Peru is the latest country to introduce legislation that would have a deleterious effect on open online communications, all for the sake of protecting children. 

Peru’s governing Peruvian Nationalist Party has introduced Congressman Omar Chehade’s bill to filter pornography on the nation’s Internet.

“It is necessary,” reads the bill’s preamble, “to establish a framework to protect [children and adolescents] from cyberspace.”

As Global Voices Advocacy notes, the problem with this bill is its establishment of the Commission to Protect Minors From Pornographic Internet Content, which would, by the language of the bill, be instructed to choose, “in an impartial, transparent and reasonable manner, the content that would … be blocked by Internet service providers.” The commission would “permanently monitor the content circulating on the Internet in order to identify those sites or services that should not be propagated in cyberspace.”

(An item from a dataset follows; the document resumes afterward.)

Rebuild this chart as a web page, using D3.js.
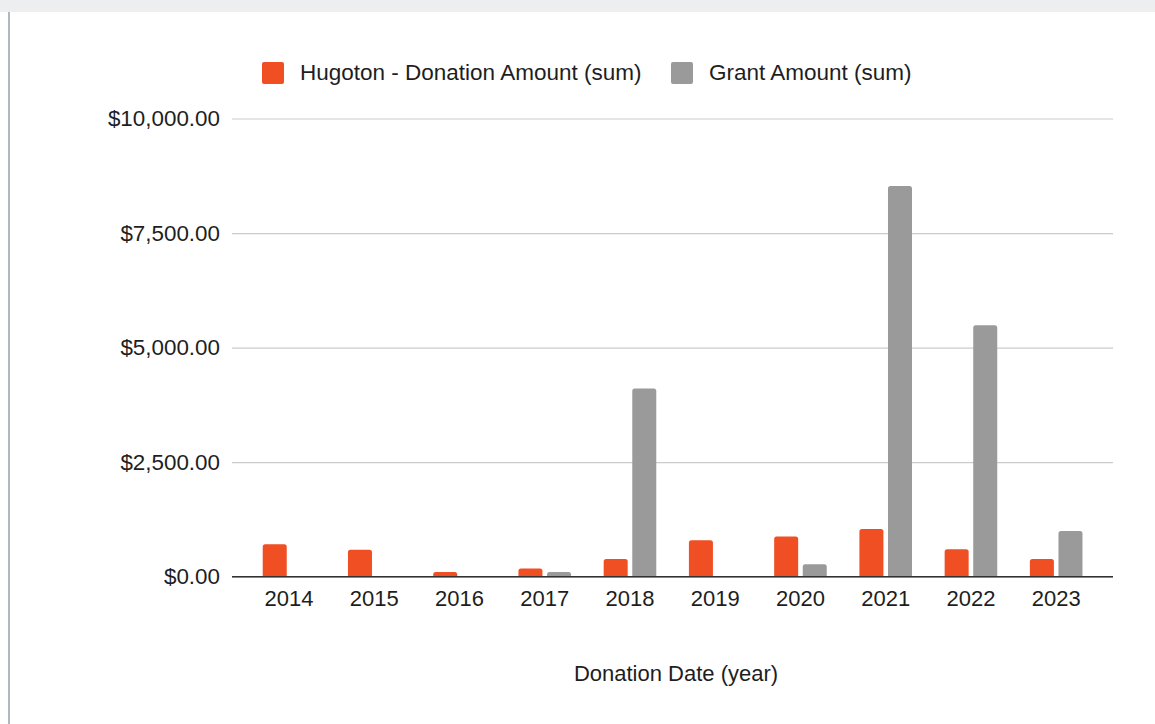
<!DOCTYPE html>
<html>
<head>
<meta charset="utf-8">
<script src="https://cdn.jsdelivr.net/npm/d3@7"></script>
<style>
  html, body { margin: 0; padding: 0; background: #fff; }
  svg { display: block; font-family: "Liberation Sans", Arial, Helvetica, sans-serif; }
</style>
</head>
<body>
<svg id="chart" width="1155" height="724"></svg>
<script>
const years = ["2014","2015","2016","2017","2018","2019","2020","2021","2022","2023"];
const seriesNames = ["Hugoton - Donation Amount (sum)", "Grant Amount (sum)"];
const donationAmount = [710, 590, 100, 180, 385, 795, 880, 1040, 600, 385];
const grantAmount = [0, 0, 0, 100, 4110, 0, 270, 8525, 5490, 1000];
const yTicks = [0, 2500, 5000, 7500, 10000];
const seriesColors = ["#ef4f23", "#9a9a9a"];
const xAxisTitle = "Donation Date (year)";

const svg = d3.select("#chart");
const W = 1155, H = 724;

// page chrome
svg.append("rect").attr("x", 0).attr("y", 0).attr("width", W).attr("height", 12).attr("fill", "#eceef0");
svg.append("rect").attr("x", 8).attr("y", 12).attr("width", 2).attr("height", H - 12).attr("fill", "#adb8bf");

const plotLeft = 232, plotRight = 1113;
const y = d3.scaleLinear().domain([0, 10000]).range([576.7, 118.5]);
const x0 = d3.scaleBand().domain(years).range([246.4, 1098.8]).paddingInner(0.383).paddingOuter(0.1915);
const x1 = d3.scaleBand().domain([0, 1]).range([0, x0.bandwidth()]).paddingInner(0.16).paddingOuter(0);

const fmt = v => "$" + d3.format(",.2f")(v);

// gridlines + y labels
const yAxis = d3.axisLeft(y).tickValues(yTicks).tickSize(-(plotRight - plotLeft)).tickPadding(12).tickFormat(fmt);
const gy = svg.append("g").attr("transform", `translate(${plotLeft},0)`).call(yAxis);
gy.select(".domain").remove();
gy.selectAll(".tick line").attr("stroke", "#cccccc").attr("stroke-width", 1.2);
gy.selectAll(".tick text").attr("fill", "#1e1e1e").attr("font-size", 22.4).attr("font-family", "Liberation Sans, Arial, sans-serif");

// bars
const data = years.map((yr, i) => ({ yr, vals: [donationAmount[i], grantAmount[i]] }));
function topRounded(xp, yp, w, h, r) {
  r = Math.min(r, h, w / 2);
  return `M${xp},${yp + h}V${yp + r}Q${xp},${yp} ${xp + r},${yp}H${xp + w - r}Q${xp + w},${yp} ${xp + w},${yp + r}V${yp + h}Z`;
}
const groups = svg.append("g").selectAll("g").data(data).join("g")
  .attr("transform", d => `translate(${x0(d.yr)},0)`);
groups.selectAll("path").data(d => d.vals.map((v, s) => ({ v, s })).filter(e => e.v > 0)).join("path")
  .attr("fill", e => seriesColors[e.s])
  .attr("d", e => topRounded(x1(e.s), y(e.v), x1.bandwidth(), y(0) - y(e.v), 2.5));

// x axis baseline + labels
const xAxis = d3.axisBottom(x0).tickSize(0).tickPadding(14);
const gx = svg.append("g").attr("transform", `translate(0,${y(0)})`).call(xAxis);
gx.select(".domain").remove();
gx.selectAll(".tick text").attr("fill", "#1e1e1e").attr("font-size", 22).attr("font-family", "Liberation Sans, Arial, sans-serif");
svg.append("line").attr("x1", plotLeft).attr("x2", plotRight).attr("y1", y(0)).attr("y2", y(0))
  .attr("stroke", "#333").attr("stroke-width", 1.5);

// axis title
svg.append("text").attr("x", 676).attr("y", 681).attr("text-anchor", "middle")
  .attr("font-size", 22).attr("fill", "#1e1e1e").text(xAxisTitle);

// legend
const legendX = [262, 671];
const lg = svg.append("g").selectAll("g").data(seriesNames).join("g")
  .attr("transform", (d, i) => `translate(${legendX[i]},62)`);
lg.append("rect").attr("width", 22).attr("height", 22).attr("rx", 2).attr("fill", (d, i) => seriesColors[i]);
lg.append("text").attr("x", 38).attr("y", 18).attr("font-size", 22.5).attr("fill", "#1e1e1e").text(d => d);
</script>
</body>
</html>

Given past success in selecting harmful pornographic sites (which have included government women’s health information sites and swimwear company catalogs), even forming well-meaning lists of verboten content can be problematic. There's no telling what else might make the list. (Quite possibly this site.) 

The filtering would be done on the ISP level, forcing business owners into the uncomfortable position of being deputies to the Peruvian online morality police. 

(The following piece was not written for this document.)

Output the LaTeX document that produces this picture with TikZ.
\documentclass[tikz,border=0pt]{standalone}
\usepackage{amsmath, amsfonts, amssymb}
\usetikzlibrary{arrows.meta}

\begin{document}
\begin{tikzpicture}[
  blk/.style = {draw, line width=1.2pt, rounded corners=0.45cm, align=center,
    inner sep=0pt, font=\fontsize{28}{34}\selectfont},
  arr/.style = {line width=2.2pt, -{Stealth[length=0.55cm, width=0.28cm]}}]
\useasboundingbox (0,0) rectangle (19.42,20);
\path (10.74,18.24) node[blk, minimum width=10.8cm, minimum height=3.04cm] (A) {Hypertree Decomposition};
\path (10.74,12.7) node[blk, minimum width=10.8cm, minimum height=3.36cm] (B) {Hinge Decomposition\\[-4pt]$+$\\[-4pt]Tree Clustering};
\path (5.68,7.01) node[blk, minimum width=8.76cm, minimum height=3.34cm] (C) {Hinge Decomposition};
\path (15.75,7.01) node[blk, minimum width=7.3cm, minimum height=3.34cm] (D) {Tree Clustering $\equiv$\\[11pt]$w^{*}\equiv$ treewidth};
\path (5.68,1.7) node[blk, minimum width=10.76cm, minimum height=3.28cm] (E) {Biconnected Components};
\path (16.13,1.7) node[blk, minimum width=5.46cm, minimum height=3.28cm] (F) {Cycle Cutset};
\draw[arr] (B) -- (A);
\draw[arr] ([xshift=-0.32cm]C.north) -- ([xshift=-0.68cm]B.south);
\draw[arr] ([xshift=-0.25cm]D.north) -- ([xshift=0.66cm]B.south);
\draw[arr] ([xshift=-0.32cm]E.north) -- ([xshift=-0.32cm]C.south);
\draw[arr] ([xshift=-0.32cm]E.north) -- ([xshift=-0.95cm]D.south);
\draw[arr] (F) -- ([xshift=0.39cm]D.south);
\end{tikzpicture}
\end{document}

As Peruvian attorney Erick Iriarte Ahón asked on his blog, “How will these filters determine who is a minor? How will filtering prevent only pornographic content from reaching minors and not content that any user might want to access at any given time? Where does one draw the line between controlling pornographic content and controlling political, religious, labour union or other kinds of content? To create a ‘decency committee,’ as has been tried in other countries, is going down the road to a 1984-style ‘Ministry of Truth.’”

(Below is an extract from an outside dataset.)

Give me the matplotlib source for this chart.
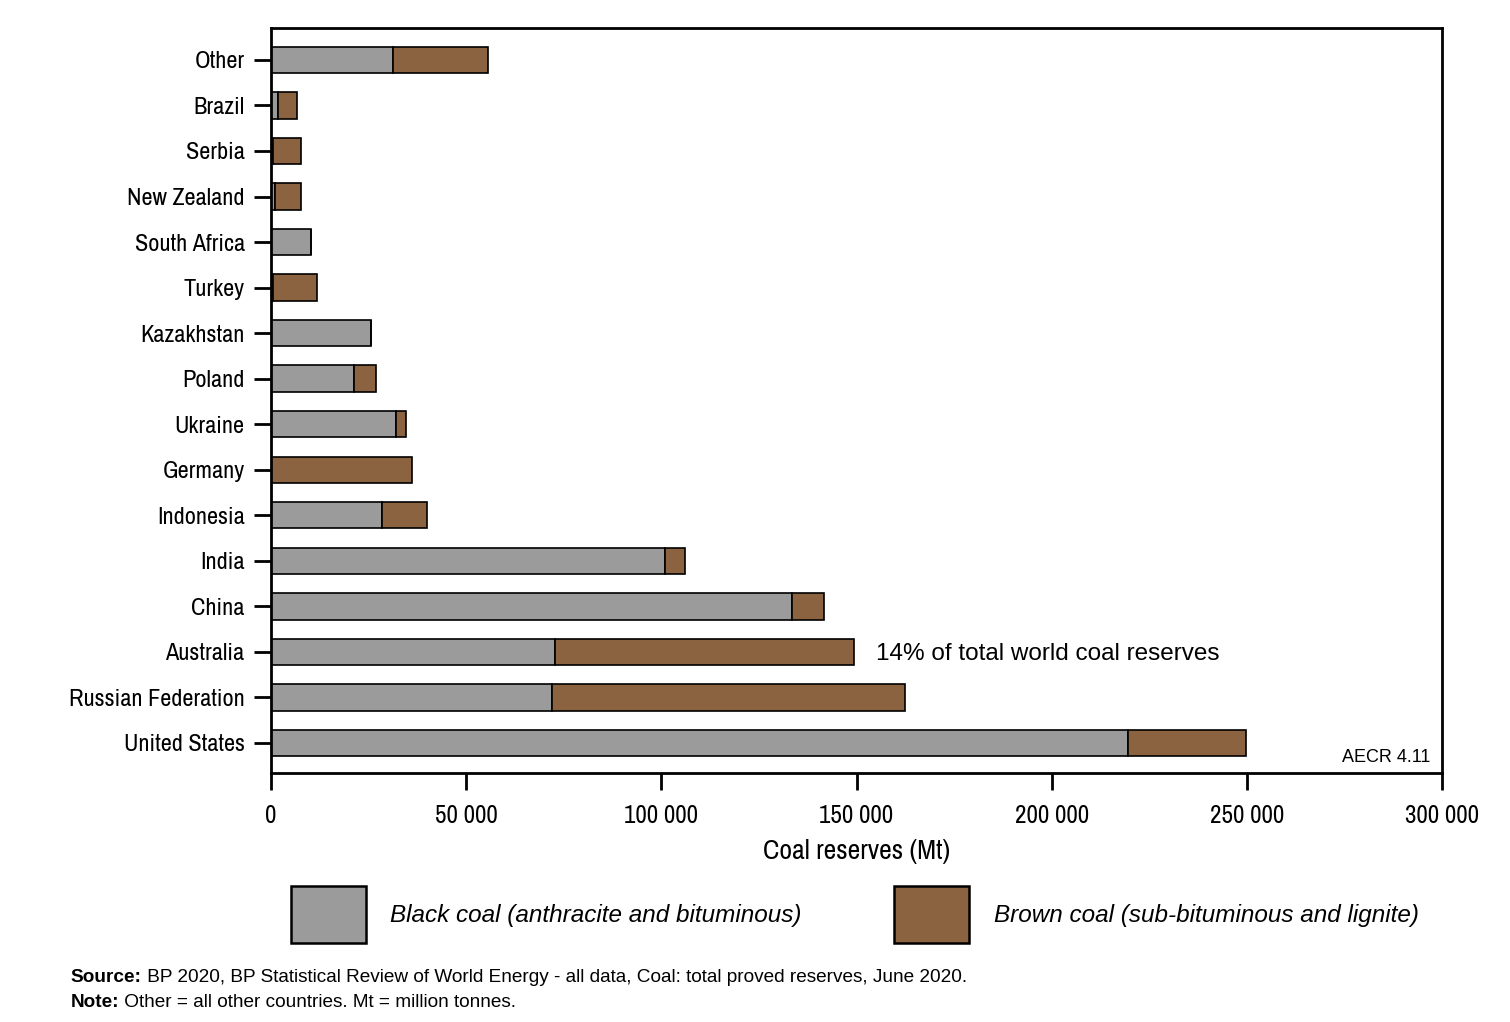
import matplotlib
matplotlib.use("Agg")
import matplotlib.pyplot as plt
from matplotlib import font_manager
from matplotlib.patches import Patch
from matplotlib.ticker import FuncFormatter

# countries bottom to top, reserves in Mt
countries = ["United States", "Russian Federation", "Australia", "China", "India",
             "Indonesia", "Germany", "Ukraine", "Poland", "Kazakhstan", "Turkey",
             "South Africa", "New Zealand", "Serbia", "Brazil", "Other"]
black_coal = [219600, 72000, 72800, 133500, 101000, 28400, 3, 32100, 21300,
              25700, 550, 10200, 1100, 400, 1700, 31200]
brown_coal = [30200, 90400, 76600, 8200, 5100, 11500, 36000, 2400, 5700,
              0, 11150, 0, 6700, 7400, 5000, 24500]
legend_labels = ["Black coal (anthracite and bituminous)",
                 "Brown coal (sub-bituminous and lignite)"]

gray = "#9b9b9b"
brown = "#8c6341"

names = set(f.name for f in font_manager.fontManager.ttflist)
narrow = "DejaVu Sans"
for cand in ["Nimbus Sans Narrow", "Liberation Sans Narrow", "Arial Narrow",
             "Archivo Narrow", "PT Sans Narrow", "Roboto Condensed",
             "Pragati Narrow", "IBM Plex Sans Condensed", "Fira Sans Condensed"]:
    if cand in names:
        narrow = cand
        break
plain = "Liberation Sans"

fig = plt.figure(figsize=(15.1, 10.22), dpi=100)
ax = fig.add_axes([0.1795, 0.2436, 0.955 - 0.1795, 0.9726 - 0.2436])

y = range(len(countries))
ax.barh(y, black_coal, height=0.58, color=gray, edgecolor="black", linewidth=1.2)
ax.barh(y, brown_coal, left=black_coal, height=0.58, color=brown, edgecolor="black", linewidth=1.2)

ax.set_xlim(0, 300000)
ax.set_ylim(-0.66, len(countries) - 0.3)
ax.set_yticks(list(y))
ax.set_yticklabels(countries, fontfamily=narrow, fontsize=17.5)
ax.set_xticks([0, 50000, 100000, 150000, 200000, 250000, 300000])
ax.xaxis.set_major_formatter(FuncFormatter(lambda v, p: f"{int(v):,}".replace(",", " ")))
for lab in ax.get_xticklabels():
    lab.set_fontfamily(narrow)
    lab.set_fontsize(18)
ax.tick_params(axis="y", length=12, width=2, pad=7)
ax.tick_params(axis="x", length=12, width=2, pad=10)
for s in ax.spines.values():
    s.set_linewidth(2)
ax.set_xlabel("Coal reserves (Mt)", fontfamily=narrow, fontsize=20, labelpad=9)

ax.text(155000, 1.96, "14% of total world coal reserves", fontfamily=plain,
        fontsize=17.5, va="center", ha="left")
ax.text(0.99, 0.01, "AECR 4.11", transform=ax.transAxes, fontfamily=plain,
        fontsize=13, ha="right", va="bottom")

handles = [Patch(facecolor=gray, edgecolor="black", linewidth=1.8),
           Patch(facecolor=brown, edgecolor="black", linewidth=1.8)]
fig.legend(handles, legend_labels,
           loc="center", bbox_to_anchor=(0.566, 0.105), ncol=2, frameon=False,
           handlelength=3.1, handleheight=3.2, handletextpad=1.0, columnspacing=3.8,
           prop={"family": plain, "style": "italic", "size": 17.5})

renderer = fig.canvas.get_renderer()
notes = [("Source:", " BP 2020, BP Statistical Review of World Energy - all data, Coal: total proved reserves, June 2020.", 0.039),
         ("Note:", " Other = all other countries. Mt = million tonnes.", 0.015)]
for head, rest, ypos in notes:
    t = fig.text(0.047, ypos, head, fontsize=13.7, fontfamily=plain, fontweight="bold")
    bb = t.get_window_extent(renderer)
    fig.text(bb.x1 / fig.bbox.width, ypos, rest, fontsize=13.7, fontfamily=plain)

fig.savefig("out.png", dpi=100, facecolor="white")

The worldwide sensitivity to domestic intelligence agencies' overstepping the bounds of their fiat, sparked in part by Edward Snowden’s leaks of the NSA information, has not left Peru untouched. The country’s National Intelligence Directorate has been accused of domestic spying and there have been rumors of eavesdropping on Peruvians’ Twitter accounts. 

Alternatives that have been suggested may do the same job without risking putting too much control into the hands of a politically influenceable committee, including a focus on educating parents about parental controls they can apply themselves.